This is the difference between how law-abiding Second Amendment advocates think and how anti-gunners think.
The Boston Globe ran an open letter Friday written by a licensed concealed weapons carrier, which he directed to a man he shared a seat on a 40-minute commuter train ride with.
Its six short paragraphs express perfectly the two different mindsets. It’s headlined:
To the Man I Sat Next to on the Train: ‘I am the Gun Owner You Hate!’
When I boarded the commuter rail, you were already in the midst of a spirited phone conversation and didn’t seem to care about how loud you were talking. You were talking with someone about the Paris train attack and the growing epidemic of gun violence in America.
You spoke about the “murderous NRA” and “bloodthirsty gun nuts” who were causing our schools to “run red with blood.” You spoke profanely of the Republicans who opposed President Obama’s call for “sensible gun control,” and you lamented the number of “inbred redneck politicians” who have “infiltrated Capitol Hill.”
I found myself amazed at the irony of the situation. While you were spewing your venom, I sat quietly next to you with my National Rifle Association membership card in my wallet and my 9mm pistol in its holster. You were only 12 inches away from my legally owned semiautomatic pistol. I suppose I didn’t look like the “bloodthirsty gun nut” you thought I should be. It apparently didn’t register to you that I could so cleverly disguise myself by wearing a fleece coat, Patriots hat, and khakis.

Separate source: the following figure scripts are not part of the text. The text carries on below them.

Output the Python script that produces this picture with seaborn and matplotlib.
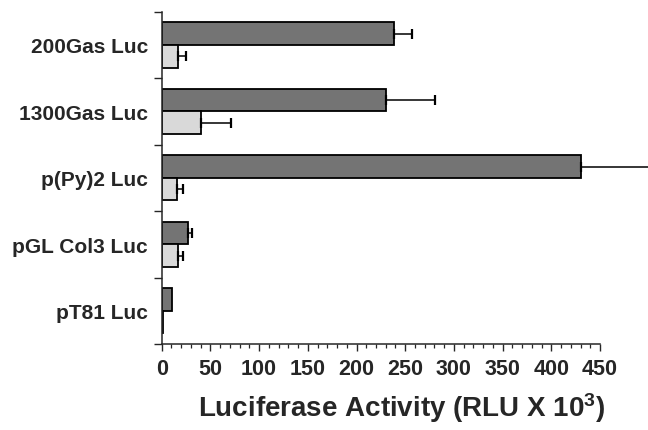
import numpy as np
import pandas as pd
import matplotlib
matplotlib.use("Agg")
import matplotlib.pyplot as plt
import seaborn as sns
from matplotlib.ticker import MultipleLocator

# ---- data ----
categories = ["200Gas Luc", "1300Gas Luc", "p(Py)2 Luc", "pGL Col3 Luc", "pT81 Luc"]
series_names = ["dark", "light"]
dark_vals = [239, 230, 430, 27, 11]
dark_err = [18, 51, 80, 4.5, 0]
light_vals = [17, 40, 16, 17, 1]
light_err = [7.5, 31, 6, 5, 0]
x_ticks = [0, 50, 100, 150, 200, 250, 300, 350, 400, 450]
x_label = "Luciferase Activity (RLU X 10$^{3}$)"

df = pd.DataFrame({
    "construct": categories * 2,
    "series": [series_names[0]] * len(categories) + [series_names[1]] * len(categories),
    "value": dark_vals + light_vals,
})

sns.set_style("ticks")
plt.rcParams["font.family"] = ["Liberation Sans", "DejaVu Sans"]
plt.rcParams["font.weight"] = "bold"
plt.rcParams["mathtext.fontset"] = "custom"
plt.rcParams["mathtext.rm"] = "Liberation Sans:bold"
plt.rcParams["mathtext.bf"] = "Liberation Sans:bold"
plt.rcParams["mathtext.it"] = "Liberation Sans:bold"

W, H = 648, 431
fig = plt.figure(figsize=(W / 100, H / 100), dpi=100)
left, right, top, bottom = 161.7, 600.0, 12.7, 345.0
ax = fig.add_axes([left / W, 1 - bottom / H, (right - left) / W, (bottom - top) / H])

sns.barplot(data=df, y="construct", x="value", hue="series", order=categories,
            hue_order=series_names, palette=["#747474", "#d9d9d9"], width=0.68,
            edgecolor="black", linewidth=1.3, errorbar=None, legend=False,
            orient="h", ax=ax)

# error bars (one-sided, to the right)
errs_all = [dark_err, light_err]
for cont, errs in zip(ax.containers, errs_all):
    xs, ys, es = [], [], []
    for bar, e in zip(cont.patches, errs):
        if e > 0:
            xs.append(bar.get_width())
            ys.append(bar.get_y() + bar.get_height() / 2)
            es.append(e)
    ax.errorbar(xs, ys, xerr=[np.zeros(len(es)), es], fmt="none", ecolor="black",
                elinewidth=1.1, capsize=3.5, capthick=1.6, clip_on=False, zorder=1)

ax.set_xlim(0, 450)
ax.set_ylim(len(categories) - 0.5, -0.5)
ax.set_xticks(x_ticks)
ax.set_xticklabels([str(t) for t in x_ticks], fontsize=15.5, fontweight="bold")
ax.xaxis.set_minor_locator(MultipleLocator(10))
ax.tick_params(axis="x", which="major", direction="out", length=5, width=1.0, pad=5)
ax.tick_params(axis="x", which="minor", direction="out", length=2.8, width=0.9)

ax.set_yticks(np.arange(-0.5, len(categories), 1.0))
ax.set_yticklabels([])
ax.set_yticks(np.arange(len(categories)), labels=categories, minor=True)
for t in ax.get_yticklabels(minor=True):
    t.set_fontsize(15)
    t.set_fontweight("bold")
ax.tick_params(axis="y", which="major", direction="out", length=6, width=1.0)
ax.tick_params(axis="y", which="minor", length=0, pad=10)

ax.set_ylabel("")
ax.set_xlabel(x_label, fontsize=20, fontweight="bold")
ax.xaxis.set_label_coords(0.548, -0.14)

sns.despine(ax=ax)
for s in ["left", "bottom"]:
    ax.spines[s].set_linewidth(1.1)

fig.savefig("out.png", dpi=100)
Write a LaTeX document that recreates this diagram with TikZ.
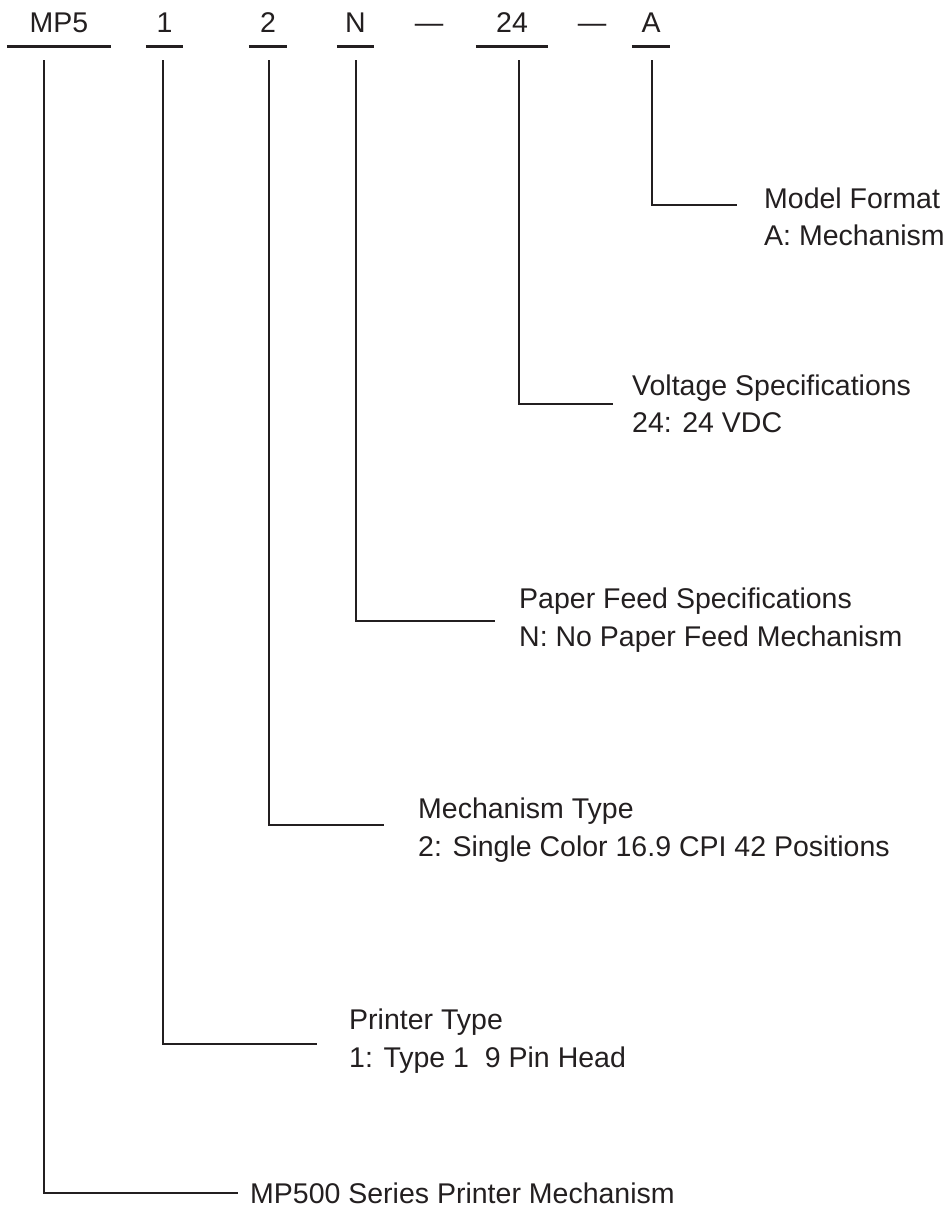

Surprise! Now for the message — ending with a wonderfully ironic note.
So, to the angry liberal who sat next to me on the commuter rail: I don’t hate you. I don’t have any ill feelings toward you. I don’t wish to do you harm. And I don’t regret sitting next to you. On the contrary; I feel bad for you. It must hurt carrying that much hate inside of you.
You obviously have strong opinions about this hot topic. So, let me say this as plainly as I can: If a bad guy with a gun had decided to walk onto that train and start shooting people, I would have been prepared and able to use my gun to defend my own life and the lives of everyone else on that train, including yours. Although you may hate me, a gun owner, I would risk my life for you.
Opinions and ideologies make a pretty thin shield against the bullets of a madman. Your liberal self-righteousness and ignorance may have made you feel superior and comfortable, but during that 40-minute train ride to Boston, my gun kept you safe.
Had that stranger on a train known that his seat mate was carrying a firearm, he would have probably spat in his face and looked for another seat. Yet that same gun-carrying passenger could have been the difference between life and death for the hater.